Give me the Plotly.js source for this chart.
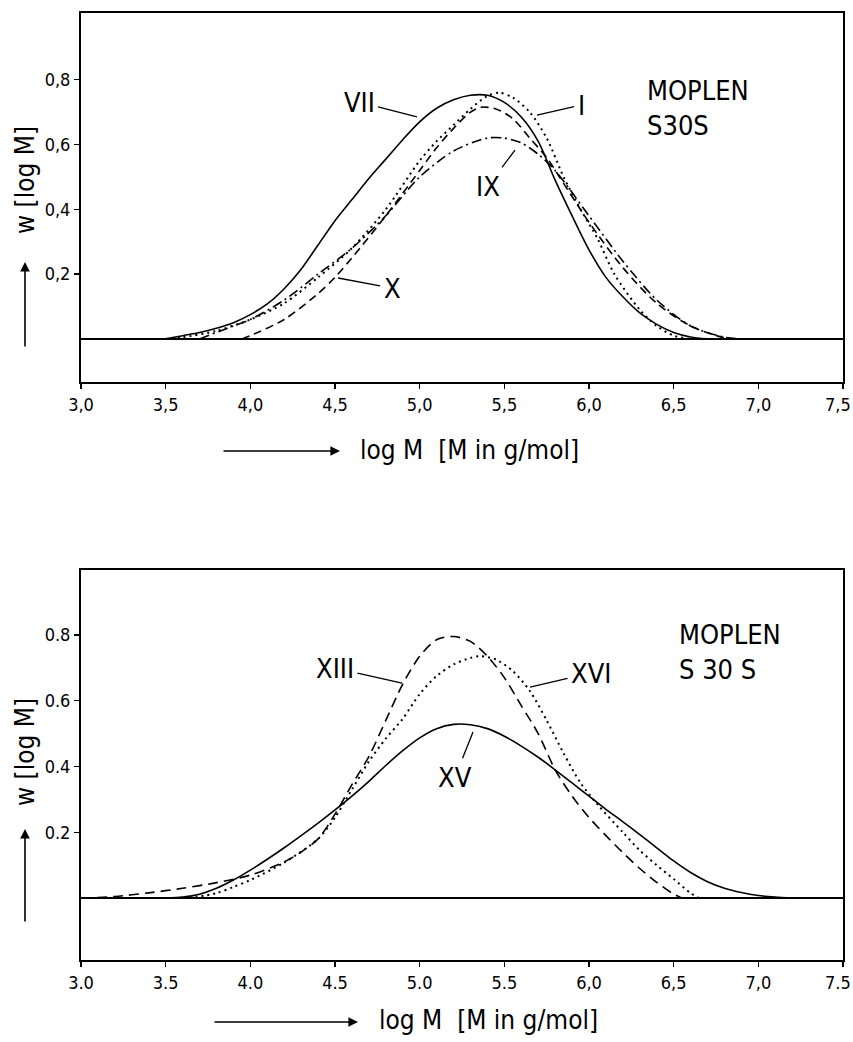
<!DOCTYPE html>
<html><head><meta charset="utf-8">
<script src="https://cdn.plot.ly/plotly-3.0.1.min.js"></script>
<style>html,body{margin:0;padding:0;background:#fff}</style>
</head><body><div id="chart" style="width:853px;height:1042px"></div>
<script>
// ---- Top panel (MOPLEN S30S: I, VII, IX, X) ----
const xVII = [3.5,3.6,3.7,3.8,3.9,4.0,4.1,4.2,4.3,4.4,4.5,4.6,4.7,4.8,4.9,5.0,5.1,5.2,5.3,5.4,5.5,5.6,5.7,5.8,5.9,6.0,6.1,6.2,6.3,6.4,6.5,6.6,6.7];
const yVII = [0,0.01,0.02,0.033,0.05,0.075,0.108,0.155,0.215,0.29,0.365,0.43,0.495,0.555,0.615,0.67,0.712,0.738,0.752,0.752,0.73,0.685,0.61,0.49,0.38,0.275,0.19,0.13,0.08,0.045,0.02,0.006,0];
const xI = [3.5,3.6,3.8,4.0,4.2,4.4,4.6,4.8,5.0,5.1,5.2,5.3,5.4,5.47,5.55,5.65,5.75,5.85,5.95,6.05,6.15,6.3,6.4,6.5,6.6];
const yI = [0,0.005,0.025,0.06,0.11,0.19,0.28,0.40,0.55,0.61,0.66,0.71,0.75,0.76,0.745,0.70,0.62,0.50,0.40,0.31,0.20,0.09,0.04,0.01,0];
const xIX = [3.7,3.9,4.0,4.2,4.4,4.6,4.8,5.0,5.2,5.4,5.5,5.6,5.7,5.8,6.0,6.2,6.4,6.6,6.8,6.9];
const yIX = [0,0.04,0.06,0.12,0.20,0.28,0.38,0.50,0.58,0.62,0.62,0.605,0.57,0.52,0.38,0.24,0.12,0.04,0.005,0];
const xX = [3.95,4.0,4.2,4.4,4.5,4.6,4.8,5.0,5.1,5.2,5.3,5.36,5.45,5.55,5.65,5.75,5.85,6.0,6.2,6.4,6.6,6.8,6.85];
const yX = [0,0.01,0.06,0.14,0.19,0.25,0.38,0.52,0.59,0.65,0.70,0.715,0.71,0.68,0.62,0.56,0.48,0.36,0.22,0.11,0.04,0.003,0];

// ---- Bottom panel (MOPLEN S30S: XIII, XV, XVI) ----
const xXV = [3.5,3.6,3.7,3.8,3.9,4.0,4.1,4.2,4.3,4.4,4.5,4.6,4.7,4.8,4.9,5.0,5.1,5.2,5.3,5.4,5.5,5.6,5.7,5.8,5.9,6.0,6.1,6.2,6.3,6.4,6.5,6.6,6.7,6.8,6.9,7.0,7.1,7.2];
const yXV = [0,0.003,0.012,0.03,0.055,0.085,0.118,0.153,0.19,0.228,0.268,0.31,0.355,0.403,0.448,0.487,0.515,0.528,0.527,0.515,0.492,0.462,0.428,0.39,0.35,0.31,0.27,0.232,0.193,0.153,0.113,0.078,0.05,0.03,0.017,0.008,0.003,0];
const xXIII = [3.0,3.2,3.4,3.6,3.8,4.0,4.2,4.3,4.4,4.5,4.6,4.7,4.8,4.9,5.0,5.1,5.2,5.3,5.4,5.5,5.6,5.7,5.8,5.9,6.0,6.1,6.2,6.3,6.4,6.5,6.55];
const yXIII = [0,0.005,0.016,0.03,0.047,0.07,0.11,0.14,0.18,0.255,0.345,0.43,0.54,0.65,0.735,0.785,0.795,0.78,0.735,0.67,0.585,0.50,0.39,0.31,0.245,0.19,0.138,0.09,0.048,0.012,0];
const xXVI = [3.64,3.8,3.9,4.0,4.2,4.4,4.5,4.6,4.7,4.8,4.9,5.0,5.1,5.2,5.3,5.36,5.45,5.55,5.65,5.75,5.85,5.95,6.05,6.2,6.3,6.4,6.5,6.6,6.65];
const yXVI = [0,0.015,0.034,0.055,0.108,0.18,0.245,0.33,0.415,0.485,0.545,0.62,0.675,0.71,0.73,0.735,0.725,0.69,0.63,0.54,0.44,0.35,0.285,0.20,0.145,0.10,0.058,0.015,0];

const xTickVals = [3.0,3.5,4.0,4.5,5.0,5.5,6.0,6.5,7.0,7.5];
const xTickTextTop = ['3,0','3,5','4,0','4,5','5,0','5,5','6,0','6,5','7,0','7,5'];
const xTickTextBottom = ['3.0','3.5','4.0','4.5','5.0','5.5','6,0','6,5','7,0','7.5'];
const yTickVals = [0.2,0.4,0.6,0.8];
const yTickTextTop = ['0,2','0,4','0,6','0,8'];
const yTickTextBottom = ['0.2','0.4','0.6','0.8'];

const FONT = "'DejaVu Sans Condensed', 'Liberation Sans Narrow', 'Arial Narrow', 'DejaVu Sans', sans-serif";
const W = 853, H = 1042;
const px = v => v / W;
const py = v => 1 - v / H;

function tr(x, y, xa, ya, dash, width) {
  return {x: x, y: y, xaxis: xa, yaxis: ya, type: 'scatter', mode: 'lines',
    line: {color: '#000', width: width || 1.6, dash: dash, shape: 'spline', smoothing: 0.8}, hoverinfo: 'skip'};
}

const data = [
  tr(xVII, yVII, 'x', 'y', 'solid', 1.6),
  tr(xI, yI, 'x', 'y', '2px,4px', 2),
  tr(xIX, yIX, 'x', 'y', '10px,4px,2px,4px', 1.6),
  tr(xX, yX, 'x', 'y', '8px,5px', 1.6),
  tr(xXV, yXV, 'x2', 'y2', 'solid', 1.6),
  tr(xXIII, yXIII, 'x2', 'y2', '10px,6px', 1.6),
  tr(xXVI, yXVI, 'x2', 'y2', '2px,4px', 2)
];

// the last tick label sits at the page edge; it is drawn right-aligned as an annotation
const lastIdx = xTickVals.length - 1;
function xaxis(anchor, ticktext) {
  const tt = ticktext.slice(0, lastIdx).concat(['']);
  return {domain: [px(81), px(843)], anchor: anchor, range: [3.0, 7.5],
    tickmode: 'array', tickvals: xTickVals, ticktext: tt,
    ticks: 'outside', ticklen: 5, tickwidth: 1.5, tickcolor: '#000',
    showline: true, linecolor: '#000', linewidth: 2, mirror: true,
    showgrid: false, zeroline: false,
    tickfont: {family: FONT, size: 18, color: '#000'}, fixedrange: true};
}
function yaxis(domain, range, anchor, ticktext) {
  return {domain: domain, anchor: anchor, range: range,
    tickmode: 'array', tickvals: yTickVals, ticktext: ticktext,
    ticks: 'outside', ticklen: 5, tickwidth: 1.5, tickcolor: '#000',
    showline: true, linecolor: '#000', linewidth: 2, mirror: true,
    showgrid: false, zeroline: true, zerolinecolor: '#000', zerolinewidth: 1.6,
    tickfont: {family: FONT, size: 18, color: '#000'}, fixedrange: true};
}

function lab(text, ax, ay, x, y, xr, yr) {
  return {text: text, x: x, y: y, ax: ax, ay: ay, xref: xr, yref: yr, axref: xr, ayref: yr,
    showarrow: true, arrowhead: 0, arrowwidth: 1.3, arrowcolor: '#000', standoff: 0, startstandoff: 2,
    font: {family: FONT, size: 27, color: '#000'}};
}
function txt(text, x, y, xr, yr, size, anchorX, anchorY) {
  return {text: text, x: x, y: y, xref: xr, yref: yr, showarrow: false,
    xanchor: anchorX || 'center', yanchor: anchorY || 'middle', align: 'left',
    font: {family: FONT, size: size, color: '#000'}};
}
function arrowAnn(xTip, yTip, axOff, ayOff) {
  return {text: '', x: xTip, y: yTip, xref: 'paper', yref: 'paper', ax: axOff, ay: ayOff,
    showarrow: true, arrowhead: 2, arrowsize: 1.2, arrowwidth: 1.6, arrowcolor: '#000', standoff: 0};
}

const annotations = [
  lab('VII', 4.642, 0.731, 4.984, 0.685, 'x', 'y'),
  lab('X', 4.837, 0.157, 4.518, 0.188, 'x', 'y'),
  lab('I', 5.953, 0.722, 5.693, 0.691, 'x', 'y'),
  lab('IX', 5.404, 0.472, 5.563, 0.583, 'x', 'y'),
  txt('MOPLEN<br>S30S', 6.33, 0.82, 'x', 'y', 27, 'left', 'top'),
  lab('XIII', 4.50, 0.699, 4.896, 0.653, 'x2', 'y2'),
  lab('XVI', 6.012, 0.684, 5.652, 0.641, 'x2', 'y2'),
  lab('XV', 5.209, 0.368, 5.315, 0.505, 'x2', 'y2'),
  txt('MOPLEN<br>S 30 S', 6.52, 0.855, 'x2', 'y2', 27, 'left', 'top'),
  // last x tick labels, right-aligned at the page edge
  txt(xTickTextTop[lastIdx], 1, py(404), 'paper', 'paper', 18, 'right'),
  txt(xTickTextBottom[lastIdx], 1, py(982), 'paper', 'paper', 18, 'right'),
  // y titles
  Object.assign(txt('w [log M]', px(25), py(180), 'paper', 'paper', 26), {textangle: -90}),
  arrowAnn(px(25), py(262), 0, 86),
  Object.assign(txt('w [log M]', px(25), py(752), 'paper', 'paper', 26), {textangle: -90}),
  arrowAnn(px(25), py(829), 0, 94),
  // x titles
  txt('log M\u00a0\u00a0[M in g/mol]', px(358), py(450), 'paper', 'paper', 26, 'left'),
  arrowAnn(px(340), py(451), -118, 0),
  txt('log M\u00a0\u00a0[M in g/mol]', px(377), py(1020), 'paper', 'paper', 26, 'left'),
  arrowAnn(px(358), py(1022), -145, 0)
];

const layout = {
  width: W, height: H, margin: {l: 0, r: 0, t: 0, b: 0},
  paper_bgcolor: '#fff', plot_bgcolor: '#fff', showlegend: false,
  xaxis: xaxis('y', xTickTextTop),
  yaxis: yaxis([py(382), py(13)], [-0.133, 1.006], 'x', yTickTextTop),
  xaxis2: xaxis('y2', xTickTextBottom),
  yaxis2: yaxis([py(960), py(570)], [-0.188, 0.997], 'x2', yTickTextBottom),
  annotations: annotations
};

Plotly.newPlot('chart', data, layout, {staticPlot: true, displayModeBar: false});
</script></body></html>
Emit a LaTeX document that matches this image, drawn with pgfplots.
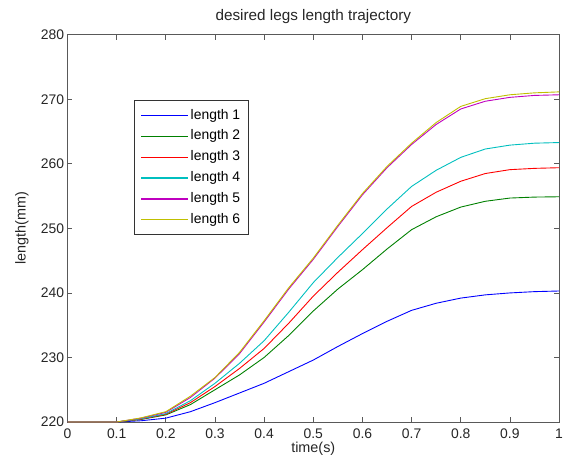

Instructions for the task ▸ Determine how many lines in the listing above hold the word "drawn", answering with the number only.

Answer in full ▸ 2